William Hammond Wright (November 4, 1871 - May 16, 1959) was an American astronomer and the director of the Lick Observatory from 1935 until 1942.

Wright was born in San Francisco. After graduating in 1893 from the University of California, he became Assistant Astronomer at Lick Observatory. From 1903 to 1906 he worked on establishing the "Southern station" of the observatory at Cerro San Cristobal near Santiago de Chile. It only took him 6 months to start with observations from this new site, and he recorded a large series of radial velocity measurements of stars in the southern sky. In 1908 he was promoted to Astronomer. From 1918 to 1919 he was stationed at Aberdeen Proving Ground working for the ordnance section of the United States Army. He then returned to the Lick Observatory and worked there until his retirement.

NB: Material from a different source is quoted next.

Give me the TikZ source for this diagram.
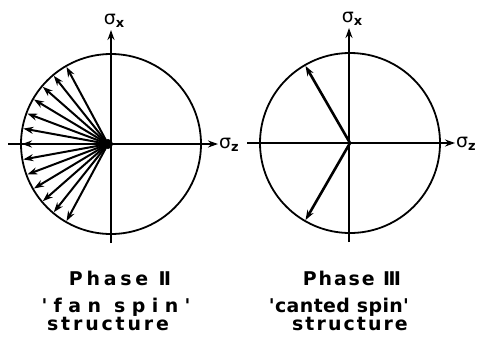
\documentclass[tikz,border=0pt]{standalone}
\usepackage{fontspec}
\setmainfont{DejaVu Sans}
\newfontfamily\lblfont{DejaVu Sans}
\newcommand{\lsp}[1]{\addfontfeatures{LetterSpace=#1}}
\usetikzlibrary{arrows.meta}
\begin{document}
\begin{tikzpicture}[x=1bp,y=-1bp,
  axis/.style={line width=2.2bp,-{Stealth[length=10bp,width=7bp]}},
  ring/.style={line width=1.8bp},
  spin/.style={line width=2bp,-{Stealth[length=10bp,width=7bp]}},
  lbl/.style={font=\lblfont\bfseries\fontsize{19}{22}\selectfont, inner sep=0, anchor=base},
  sig/.style={font=\fontsize{19}{20}\selectfont, inner sep=0}]
\useasboundingbox (0,0) rectangle (481,355);
% ---------- left diagram: fan spin ----------
\coordinate (c1) at (111,144);
\coordinate (xl1) at (8,144);
\coordinate (xr1) at (218,144);
\coordinate (yb1) at (111,243);
\coordinate (yt1) at (111,30);
\draw[ring] (c1) circle (90);
\draw[axis] (xl1) -- (xr1);
\draw[axis] (yb1) -- (yt1);
\coordinate (f1) at (108,144);
\foreach \a in {120,130,...,240}{
  \path (c1) ++(\a:89) coordinate (t\a);
  \draw[spin] (f1) -- (t\a);
}
\fill (f1) circle (5);
\node[sig, anchor=west] (sz1) at (219,145) {σ\raisebox{-0.35ex}{\fontsize{13}{13}\selectfont\bfseries z}};
\node[sig, anchor=south] (sx1) at (114,28) {σ\raisebox{-0.35ex}{\fontsize{13}{13}\selectfont\bfseries x}};
% ---------- right diagram: canted spin ----------
\coordinate (c2) at (350,143);
\coordinate (xl2) at (247,143);
\coordinate (xr2) at (455,143);
\coordinate (yb2) at (349,242);
\coordinate (yt2) at (349,28);
\draw[ring] (c2) circle (90);
\draw[axis] (xl2) -- (xr2);
\draw[axis] (yb2) -- (yt2);
\path (c2) ++(120:89) coordinate (u2);
\path (c2) ++(240:89) coordinate (d2);
\draw[spin, line width=2.6bp] (c2) -- (u2);
\draw[spin, line width=2.6bp] (c2) -- (d2);
\node[sig, anchor=west] (sz2) at (456,144) {σ\raisebox{-0.35ex}{\fontsize{13}{13}\selectfont\bfseries z}};
\node[sig, anchor=south] (sx2) at (352,26) {σ\raisebox{-0.35ex}{\fontsize{13}{13}\selectfont\bfseries x}};
% ---------- labels ----------
\node[lbl] (p2) at (120,285) {\lsp{20}Phase Ⅱ};
\node[lbl] (f2) at (116,312) {\lsp{34}'fan spin'};
\node[lbl] (s2) at (108,330) {\lsp{15}structure};
\node[lbl] (p3) at (352,285) {\lsp{10}Phase Ⅲ};
\node[lbl] (c3) at (339,312) {\lsp{2}'canted spin'};
\node[lbl] (s3) at (350,330) {\lsp{11}structure};
\end{tikzpicture}
\end{document}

He is most famous for his work on radial velocity of stars in our galaxy, and his work with his own version of the spectrograph that he designed himself. He obtained a spectra of novas and nebulae. In 1924 he made photographic observations of Mars in multiple wave lengths. From these pictures he concluded that its atmosphere was about 60 miles (100 km) deep.

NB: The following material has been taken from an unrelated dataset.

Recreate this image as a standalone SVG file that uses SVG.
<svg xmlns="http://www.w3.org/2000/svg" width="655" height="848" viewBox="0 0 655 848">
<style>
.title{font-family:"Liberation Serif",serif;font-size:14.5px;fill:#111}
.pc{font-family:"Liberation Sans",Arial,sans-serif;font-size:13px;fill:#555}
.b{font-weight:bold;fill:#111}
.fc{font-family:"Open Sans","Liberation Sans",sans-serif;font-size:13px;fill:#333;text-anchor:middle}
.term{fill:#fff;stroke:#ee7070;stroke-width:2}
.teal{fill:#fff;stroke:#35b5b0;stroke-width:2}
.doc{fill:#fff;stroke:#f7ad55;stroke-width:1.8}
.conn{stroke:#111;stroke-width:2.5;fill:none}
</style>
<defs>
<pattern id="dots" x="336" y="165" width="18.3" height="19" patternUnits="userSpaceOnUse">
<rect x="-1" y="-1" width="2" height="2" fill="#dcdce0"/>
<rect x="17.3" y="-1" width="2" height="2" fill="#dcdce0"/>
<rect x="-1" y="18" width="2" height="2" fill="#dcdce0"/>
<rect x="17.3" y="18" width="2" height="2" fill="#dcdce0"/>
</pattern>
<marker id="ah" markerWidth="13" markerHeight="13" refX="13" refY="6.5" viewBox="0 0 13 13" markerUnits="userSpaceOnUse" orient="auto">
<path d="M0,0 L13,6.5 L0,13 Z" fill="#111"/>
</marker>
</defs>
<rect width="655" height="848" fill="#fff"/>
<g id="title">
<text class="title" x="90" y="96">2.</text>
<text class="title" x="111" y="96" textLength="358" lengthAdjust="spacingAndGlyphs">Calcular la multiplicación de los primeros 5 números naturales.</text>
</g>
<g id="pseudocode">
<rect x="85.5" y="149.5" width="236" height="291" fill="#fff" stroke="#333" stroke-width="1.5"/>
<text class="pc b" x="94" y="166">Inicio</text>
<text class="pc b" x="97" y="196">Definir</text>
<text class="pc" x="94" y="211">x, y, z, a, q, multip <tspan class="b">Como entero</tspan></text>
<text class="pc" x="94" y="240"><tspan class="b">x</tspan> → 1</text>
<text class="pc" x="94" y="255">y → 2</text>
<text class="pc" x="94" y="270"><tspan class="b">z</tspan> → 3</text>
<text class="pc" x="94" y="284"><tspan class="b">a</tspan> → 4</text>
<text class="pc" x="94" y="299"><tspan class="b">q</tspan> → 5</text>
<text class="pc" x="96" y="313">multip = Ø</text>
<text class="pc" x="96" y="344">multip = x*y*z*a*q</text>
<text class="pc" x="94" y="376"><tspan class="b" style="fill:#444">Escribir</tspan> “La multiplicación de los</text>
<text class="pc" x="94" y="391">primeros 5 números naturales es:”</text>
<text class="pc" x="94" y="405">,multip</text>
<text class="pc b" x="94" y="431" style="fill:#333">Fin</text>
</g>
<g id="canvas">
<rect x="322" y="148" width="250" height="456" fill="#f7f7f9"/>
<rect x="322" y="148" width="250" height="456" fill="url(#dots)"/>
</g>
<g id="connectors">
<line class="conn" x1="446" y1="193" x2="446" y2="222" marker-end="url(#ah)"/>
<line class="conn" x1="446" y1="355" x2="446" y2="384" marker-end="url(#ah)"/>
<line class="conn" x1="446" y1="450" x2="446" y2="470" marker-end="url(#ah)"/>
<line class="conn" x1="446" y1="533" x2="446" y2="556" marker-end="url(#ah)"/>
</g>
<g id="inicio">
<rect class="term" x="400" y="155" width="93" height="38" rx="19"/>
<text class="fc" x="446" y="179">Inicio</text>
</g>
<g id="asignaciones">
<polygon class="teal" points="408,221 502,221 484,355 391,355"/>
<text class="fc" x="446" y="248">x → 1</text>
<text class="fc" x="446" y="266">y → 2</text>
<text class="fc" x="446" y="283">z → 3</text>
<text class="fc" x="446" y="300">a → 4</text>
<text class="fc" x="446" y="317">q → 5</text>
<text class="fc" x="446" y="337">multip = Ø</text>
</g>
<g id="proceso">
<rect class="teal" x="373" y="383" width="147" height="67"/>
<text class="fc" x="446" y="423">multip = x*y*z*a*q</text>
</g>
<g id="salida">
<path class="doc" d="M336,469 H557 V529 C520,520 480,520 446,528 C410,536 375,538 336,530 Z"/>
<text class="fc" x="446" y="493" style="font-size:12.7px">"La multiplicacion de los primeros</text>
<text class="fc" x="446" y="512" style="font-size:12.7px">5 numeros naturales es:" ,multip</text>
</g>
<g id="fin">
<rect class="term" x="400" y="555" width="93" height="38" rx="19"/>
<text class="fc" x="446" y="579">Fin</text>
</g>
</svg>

Wright was elected to the United States National Academy of Sciences in 1922 and the American Philosophical Society in 1935. In 1928 Wright received the Henry Draper Medal from the National Academy of Sciences, and in 1938 the Gold Medal of the Royal Astronomical Society. The Martian crater Wright and the minor planet 1747 Wright are named after him. The lunar crater Wright is co-named in his honour.